Operational resilience should be assessed beyond uptime commitments. Manufacturers need to understand failover design, plant connectivity dependencies, offline transaction handling, cybersecurity response models, backup and recovery procedures, and the resilience of critical integrations. A cloud ERP with strong infrastructure resilience can still create operational fragility if shop floor transactions depend on unstable network links or if external warehouse and quality systems are not synchronized during outages.
- Sequence rollouts by process readiness, not only by geography or revenue size.
- Establish a global template with formal exception approval and sunset plans for local deviations.
- Run cutover rehearsals that include plant operations, logistics partners, and external system dependencies.

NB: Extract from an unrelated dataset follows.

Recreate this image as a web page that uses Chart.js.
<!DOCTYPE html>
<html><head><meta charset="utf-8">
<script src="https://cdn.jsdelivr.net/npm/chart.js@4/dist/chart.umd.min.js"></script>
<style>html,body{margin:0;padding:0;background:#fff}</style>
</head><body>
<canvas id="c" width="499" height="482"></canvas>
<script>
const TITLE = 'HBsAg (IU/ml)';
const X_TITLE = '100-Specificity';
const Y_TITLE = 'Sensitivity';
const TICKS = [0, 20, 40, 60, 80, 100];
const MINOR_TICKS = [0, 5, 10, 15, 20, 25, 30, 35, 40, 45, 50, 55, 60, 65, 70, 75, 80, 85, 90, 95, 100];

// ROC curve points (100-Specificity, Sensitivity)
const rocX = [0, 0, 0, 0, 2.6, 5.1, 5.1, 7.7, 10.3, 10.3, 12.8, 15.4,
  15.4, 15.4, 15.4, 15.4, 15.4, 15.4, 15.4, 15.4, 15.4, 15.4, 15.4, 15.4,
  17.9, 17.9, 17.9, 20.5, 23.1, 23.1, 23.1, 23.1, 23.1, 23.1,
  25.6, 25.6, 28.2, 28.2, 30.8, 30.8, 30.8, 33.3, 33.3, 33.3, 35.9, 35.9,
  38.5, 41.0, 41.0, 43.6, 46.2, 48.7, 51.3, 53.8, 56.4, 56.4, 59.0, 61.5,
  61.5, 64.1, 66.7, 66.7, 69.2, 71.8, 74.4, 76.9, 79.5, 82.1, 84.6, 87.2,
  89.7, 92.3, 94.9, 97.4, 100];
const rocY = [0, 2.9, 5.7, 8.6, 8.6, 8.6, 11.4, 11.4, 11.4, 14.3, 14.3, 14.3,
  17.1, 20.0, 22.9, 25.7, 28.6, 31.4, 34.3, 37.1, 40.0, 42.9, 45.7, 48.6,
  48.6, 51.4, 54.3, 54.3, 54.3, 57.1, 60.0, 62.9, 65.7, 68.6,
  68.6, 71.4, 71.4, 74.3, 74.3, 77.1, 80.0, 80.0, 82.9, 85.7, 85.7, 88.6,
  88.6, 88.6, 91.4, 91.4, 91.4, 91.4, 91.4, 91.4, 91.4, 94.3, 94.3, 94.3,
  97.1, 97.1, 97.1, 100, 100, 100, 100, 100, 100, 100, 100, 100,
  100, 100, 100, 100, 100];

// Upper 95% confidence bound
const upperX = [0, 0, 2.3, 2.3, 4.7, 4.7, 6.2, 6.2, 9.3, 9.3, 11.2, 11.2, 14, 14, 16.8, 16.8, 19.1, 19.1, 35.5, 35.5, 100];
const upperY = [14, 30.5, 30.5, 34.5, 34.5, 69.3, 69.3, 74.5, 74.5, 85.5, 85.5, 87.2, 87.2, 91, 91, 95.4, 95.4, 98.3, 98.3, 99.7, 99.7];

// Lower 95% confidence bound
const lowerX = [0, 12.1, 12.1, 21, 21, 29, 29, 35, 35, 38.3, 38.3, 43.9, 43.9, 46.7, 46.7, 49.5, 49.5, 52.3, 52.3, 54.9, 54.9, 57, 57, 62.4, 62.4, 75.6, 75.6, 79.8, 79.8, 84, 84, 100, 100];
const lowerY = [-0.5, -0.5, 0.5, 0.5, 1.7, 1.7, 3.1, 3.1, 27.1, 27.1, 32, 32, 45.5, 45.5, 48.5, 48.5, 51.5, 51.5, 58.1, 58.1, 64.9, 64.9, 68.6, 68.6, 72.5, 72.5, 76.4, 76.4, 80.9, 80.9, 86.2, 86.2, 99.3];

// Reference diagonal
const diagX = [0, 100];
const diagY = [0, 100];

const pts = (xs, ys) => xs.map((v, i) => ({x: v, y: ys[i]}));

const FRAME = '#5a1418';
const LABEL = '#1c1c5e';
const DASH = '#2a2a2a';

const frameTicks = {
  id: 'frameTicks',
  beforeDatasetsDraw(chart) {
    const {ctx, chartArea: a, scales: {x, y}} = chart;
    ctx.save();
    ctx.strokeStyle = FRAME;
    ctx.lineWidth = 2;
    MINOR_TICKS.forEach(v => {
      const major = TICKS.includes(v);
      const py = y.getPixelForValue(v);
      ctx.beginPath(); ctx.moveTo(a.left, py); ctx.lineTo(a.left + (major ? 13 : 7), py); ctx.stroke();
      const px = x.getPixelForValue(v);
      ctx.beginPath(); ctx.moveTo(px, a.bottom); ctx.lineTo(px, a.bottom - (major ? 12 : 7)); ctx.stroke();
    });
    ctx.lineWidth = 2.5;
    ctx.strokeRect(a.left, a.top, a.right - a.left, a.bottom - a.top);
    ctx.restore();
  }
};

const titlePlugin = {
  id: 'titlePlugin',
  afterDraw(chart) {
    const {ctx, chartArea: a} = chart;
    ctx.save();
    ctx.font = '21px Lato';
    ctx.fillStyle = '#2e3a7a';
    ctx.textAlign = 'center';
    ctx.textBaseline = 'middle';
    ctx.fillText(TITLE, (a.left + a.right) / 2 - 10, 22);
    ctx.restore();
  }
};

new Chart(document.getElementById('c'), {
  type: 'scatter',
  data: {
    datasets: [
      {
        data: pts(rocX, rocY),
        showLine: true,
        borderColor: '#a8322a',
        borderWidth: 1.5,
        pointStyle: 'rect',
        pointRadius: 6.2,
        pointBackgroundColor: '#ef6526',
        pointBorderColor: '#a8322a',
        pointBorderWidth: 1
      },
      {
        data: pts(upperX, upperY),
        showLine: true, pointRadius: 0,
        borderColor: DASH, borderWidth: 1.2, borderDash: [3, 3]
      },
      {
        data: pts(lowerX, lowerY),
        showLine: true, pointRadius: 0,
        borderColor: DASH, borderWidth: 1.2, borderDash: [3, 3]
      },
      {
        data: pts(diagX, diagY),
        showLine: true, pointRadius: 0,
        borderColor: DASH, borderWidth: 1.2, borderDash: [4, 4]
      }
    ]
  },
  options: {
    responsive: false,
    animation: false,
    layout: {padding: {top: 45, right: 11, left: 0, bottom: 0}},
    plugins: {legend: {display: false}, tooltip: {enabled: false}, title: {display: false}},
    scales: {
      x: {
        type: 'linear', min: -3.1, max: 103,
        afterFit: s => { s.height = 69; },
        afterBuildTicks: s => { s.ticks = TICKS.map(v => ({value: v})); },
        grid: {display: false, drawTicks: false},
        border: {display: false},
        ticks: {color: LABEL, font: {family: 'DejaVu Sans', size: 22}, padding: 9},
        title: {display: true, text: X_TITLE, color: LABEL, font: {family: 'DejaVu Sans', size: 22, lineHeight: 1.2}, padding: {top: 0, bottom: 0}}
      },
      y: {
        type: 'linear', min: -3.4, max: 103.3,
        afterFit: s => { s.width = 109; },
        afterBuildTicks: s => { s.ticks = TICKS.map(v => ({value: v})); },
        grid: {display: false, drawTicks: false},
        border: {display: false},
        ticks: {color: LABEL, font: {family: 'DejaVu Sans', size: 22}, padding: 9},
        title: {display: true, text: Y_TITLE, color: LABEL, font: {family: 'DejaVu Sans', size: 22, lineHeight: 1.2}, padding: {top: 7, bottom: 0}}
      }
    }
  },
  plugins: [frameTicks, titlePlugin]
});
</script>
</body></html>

- Define resilience playbooks for network disruption, interface failure, and degraded-mode plant operations.
Executive decision guidance: which consolidation model fits which manufacturing context
A single global cloud ERP is usually the strongest fit for manufacturers seeking aggressive standardization, shared services expansion, and rapid post-acquisition integration. It works best where product structures, planning logic, and compliance requirements are similar enough to support a common template. The tradeoff is that local process concessions may be required, and change management intensity will be high.

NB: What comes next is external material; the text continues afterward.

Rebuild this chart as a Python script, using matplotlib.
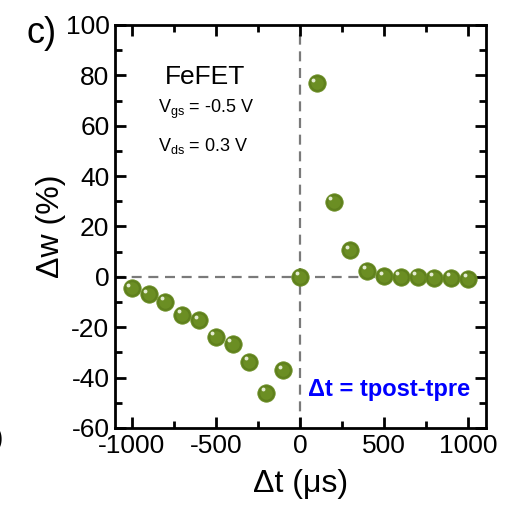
import matplotlib
matplotlib.use("Agg")
import matplotlib.pyplot as plt
from matplotlib.ticker import MultipleLocator
from matplotlib import font_manager

# Spike-timing data: weight change vs. pulse interval
dt_us = [-1000, -900, -800, -700, -600, -500, -400, -300, -200, -100,
         0, 100, 200, 300, 400, 500, 600, 700, 800, 900, 1000]
dw_pct = [-4.5, -7.0, -9.9, -15.0, -17.2, -23.8, -26.5, -33.8, -46.1, -37.1,
          0.0, 76.8, 29.8, 10.6, 2.4, 0.3, 0.0, 0.0, -0.4, -0.4, -0.8]

x_ticks = [-1000, -500, 0, 500, 1000]
y_ticks = [-60, -40, -20, 0, 20, 40, 60, 80, 100]

names = {f.name for f in font_manager.fontManager.ttflist}
family = "Liberation Sans Narrow" if "Liberation Sans Narrow" in names else "Liberation Sans"
plt.rcParams["font.family"] = [family, "DejaVu Sans"]
plt.rcParams["mathtext.fontset"] = "custom"
plt.rcParams["mathtext.rm"] = family
plt.rcParams["mathtext.it"] = family

fig = plt.figure(figsize=(5.15, 5.05), dpi=100)
ax = fig.add_axes([0.2233, 0.1525, 0.7204, 0.798])

ax.axhline(0, color="#7a7a7a", lw=1.6, ls=(0, (4.5, 3)), zorder=1)
ax.axvline(0, color="#7a7a7a", lw=1.6, ls=(0, (4.5, 3)), zorder=1)

# shaded sphere markers: body, soft shading, small highlight
ax.plot(dt_us, dw_pct, "o", ms=12.5, color="#5f801d", mec="#6b8e23", mew=0.6,
        ls="none", zorder=3)
ax.plot(dt_us, dw_pct, "o", ms=9, color="#6b8e23", mew=0, ls="none", zorder=4)
hx = [x - 20 for x in dt_us]
hy = [y + 1.4 for y in dw_pct]
ax.plot(hx, hy, "o", ms=2.8, color="#e4ecd2", mew=0, ls="none", zorder=5)

ax.set_xlim(-1100, 1107)
ax.set_ylim(-60, 100)
ax.set_xticks(x_ticks)
ax.set_yticks(y_ticks)
ax.set_xticklabels([str(v) for v in x_ticks])
ax.set_yticklabels([str(v) for v in y_ticks])
ax.xaxis.set_minor_locator(MultipleLocator(250))
ax.yaxis.set_minor_locator(MultipleLocator(10))
ax.tick_params(which="both", direction="in", top=True, right=True, width=2,
               labelsize=19, pad=4)
ax.tick_params(which="major", length=8)
ax.tick_params(which="minor", length=5)
for s in ax.spines.values():
    s.set_linewidth(2)

ax.set_xlabel("Δt (μs)", fontsize=23, labelpad=8)
ax.set_ylabel("Δw (%)", fontsize=23, labelpad=0)

ax.text(0.135, 0.87, "FeFET", transform=ax.transAxes, fontsize=19,
        ha="left", va="center")
ax.text(0.116, 0.79, r"V$_{\mathrm{gs}}$ = -0.5 V", transform=ax.transAxes,
        fontsize=13, ha="left", va="center")
ax.text(0.116, 0.70, r"V$_{\mathrm{ds}}$ = 0.3 V", transform=ax.transAxes,
        fontsize=13, ha="left", va="center")
ax.text(0.52, 0.095, "Δt = tpost-tpre", transform=ax.transAxes, fontsize=17,
        fontweight="bold", color="#0000ff", ha="left", va="center")

fig.text(0.052, 0.933, "c)", fontsize=26, ha="left", va="center")
fig.text(-0.012, 0.13, ")", fontsize=20, ha="left", va="center")

fig.savefig("out.png", dpi=100)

A two-tier model is often more realistic for diversified manufacturers with a mix of process and discrete operations, regional regulatory variation, or plants that require specialized execution systems. It can reduce business disruption and preserve local fit, but it demands stronger integration architecture and more disciplined enterprise reporting governance.

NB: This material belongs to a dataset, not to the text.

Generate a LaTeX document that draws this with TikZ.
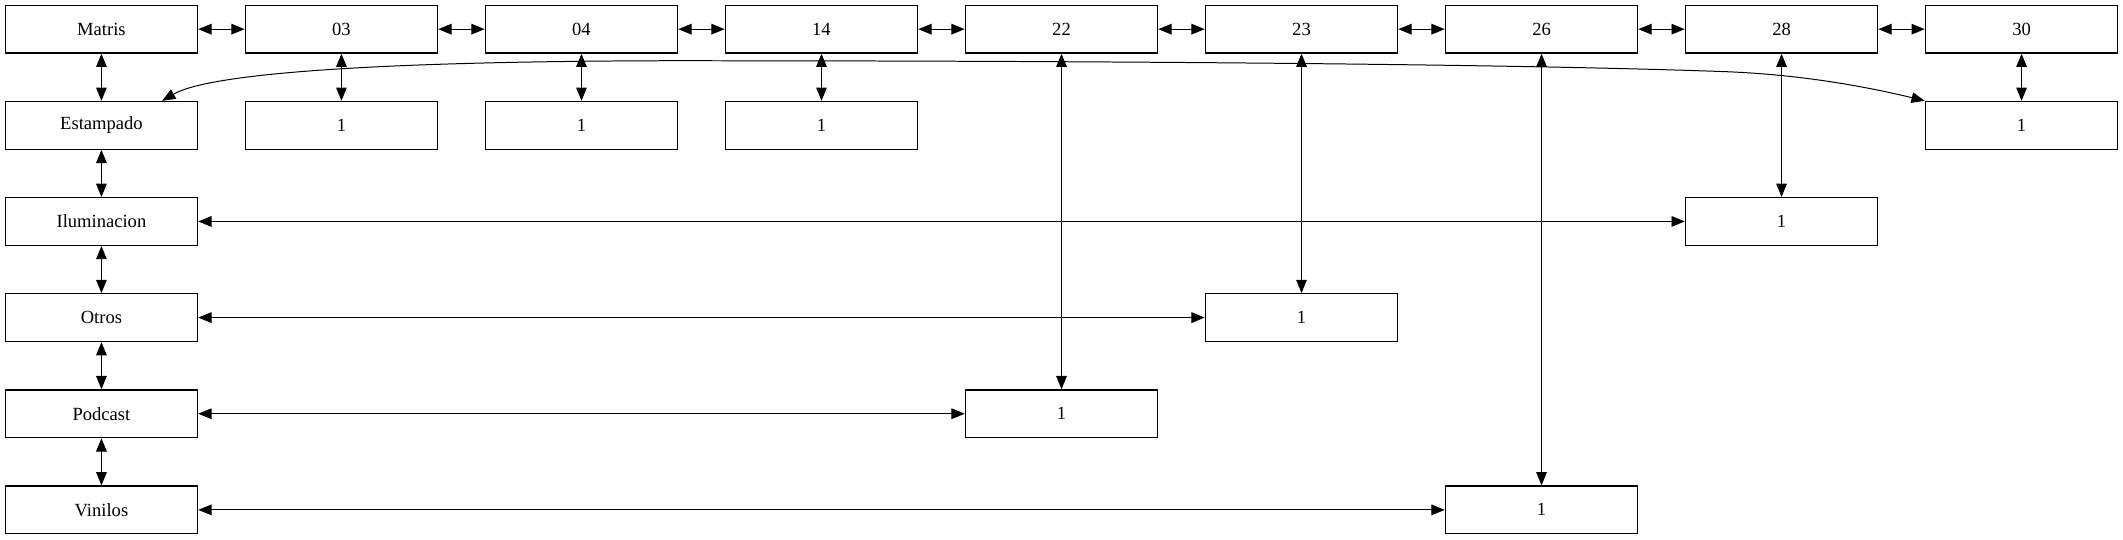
\documentclass[tikz,border=0pt]{standalone}
\usepackage{fontspec}
\setmainfont{Liberation Serif}
\usetikzlibrary{arrows.meta}

\begin{document}
\begin{tikzpicture}[x=1pt, y=1pt,
		box/.style={rectangle, draw, line width=1pt, minimum width=145pt, minimum height=36pt, inner sep=0pt, font=\fontsize{14}{16}\selectfont},
		link/.style={{Triangle[length=10pt,width=8pt]}-{Triangle[length=10pt,width=8pt]}, line width=0.75pt}]
			\useasboundingbox (0,0) rectangle (1601,-406.8);
			
			% Top row
			\foreach \i/\name in {0/Matris, 1/03, 2/04, 3/14, 4/22, 5/23, 6/26, 7/28, 8/30} {
				\node[box] (top\i) at (76.5+181*\i, -22) {\name};
			}
			
			% Left column
			\foreach \j/\name in {1/Estampado, 2/Iluminacion, 3/Otros, 4/Podcast, 5/Vinilos} {
				\node[box] (left\j) at (76.5, -22-72.5*\j) {\name};
			}
			
			% Counts
			\foreach \i/\j in {1/1, 2/1, 3/1, 8/1, 7/2, 5/3, 4/4, 6/5} {
				\node[box] (one\i) at (76.5+181*\i, -22-72.5*\j) {1};
			}
			
			% Connections
			\foreach \i/\k in {0/1, 1/2, 2/3, 3/4, 4/5, 5/6, 6/7, 7/8} {
				\draw[link] (top\i) -- (top\k);
			}
			\draw[link] (top0) -- (left1);
			\foreach \j/\k in {1/2, 2/3, 3/4, 4/5} {
				\draw[link] (left\j) -- (left\k);
			}
			\foreach \i in {1, ..., 8} {
				\draw[link] (top\i) -- (one\i);
			}
			\foreach \j/\i in {2/7, 3/5, 4/4, 5/6} {
				\draw[link] (left\j) -- (one\i);
			}
			\draw[link] (left1.22) .. controls (155,-57) and (260,-46.5) .. (500,-45.8)
				.. controls (850,-45.8) and (1150,-48.5) .. (1300,-54)
				.. controls (1360,-56.2) and (1410,-66) .. (one8.north west);
		\end{tikzpicture}
\end{document}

Legacy rationalization or lift-and-modernize approaches are appropriate when the organization lacks transformation capacity, has heavy customization tied to differentiating operations, or faces near-term business constraints that make full consolidation impractical. However, this path should be treated as a transitional modernization strategy, not a permanent substitute for enterprise simplification.
For most multi-site manufacturers, the best decision framework balances six factors: process commonality, data readiness, integration complexity, transformation capacity, resilience requirements, and expected acquisition activity. The right platform is the one that can scale governance and visibility across the network without undermining plant performance.
Final assessment
Manufacturing ERP migration comparison for multi-site platform consolidation should be approached as a modernization and operating model decision, not a software shortlist exercise. The most successful programs align platform selection with enterprise process design, cloud operating model maturity, interoperability strategy, and governance discipline.
Organizations that evaluate ERP options through architecture fit, operational tradeoff analysis, TCO realism, and transformation readiness are more likely to achieve durable benefits: cleaner data, stronger executive visibility, lower support complexity, and a more resilient foundation for growth. In a multi-site manufacturing environment, consolidation succeeds when the platform supports both enterprise control and plant-level execution realities.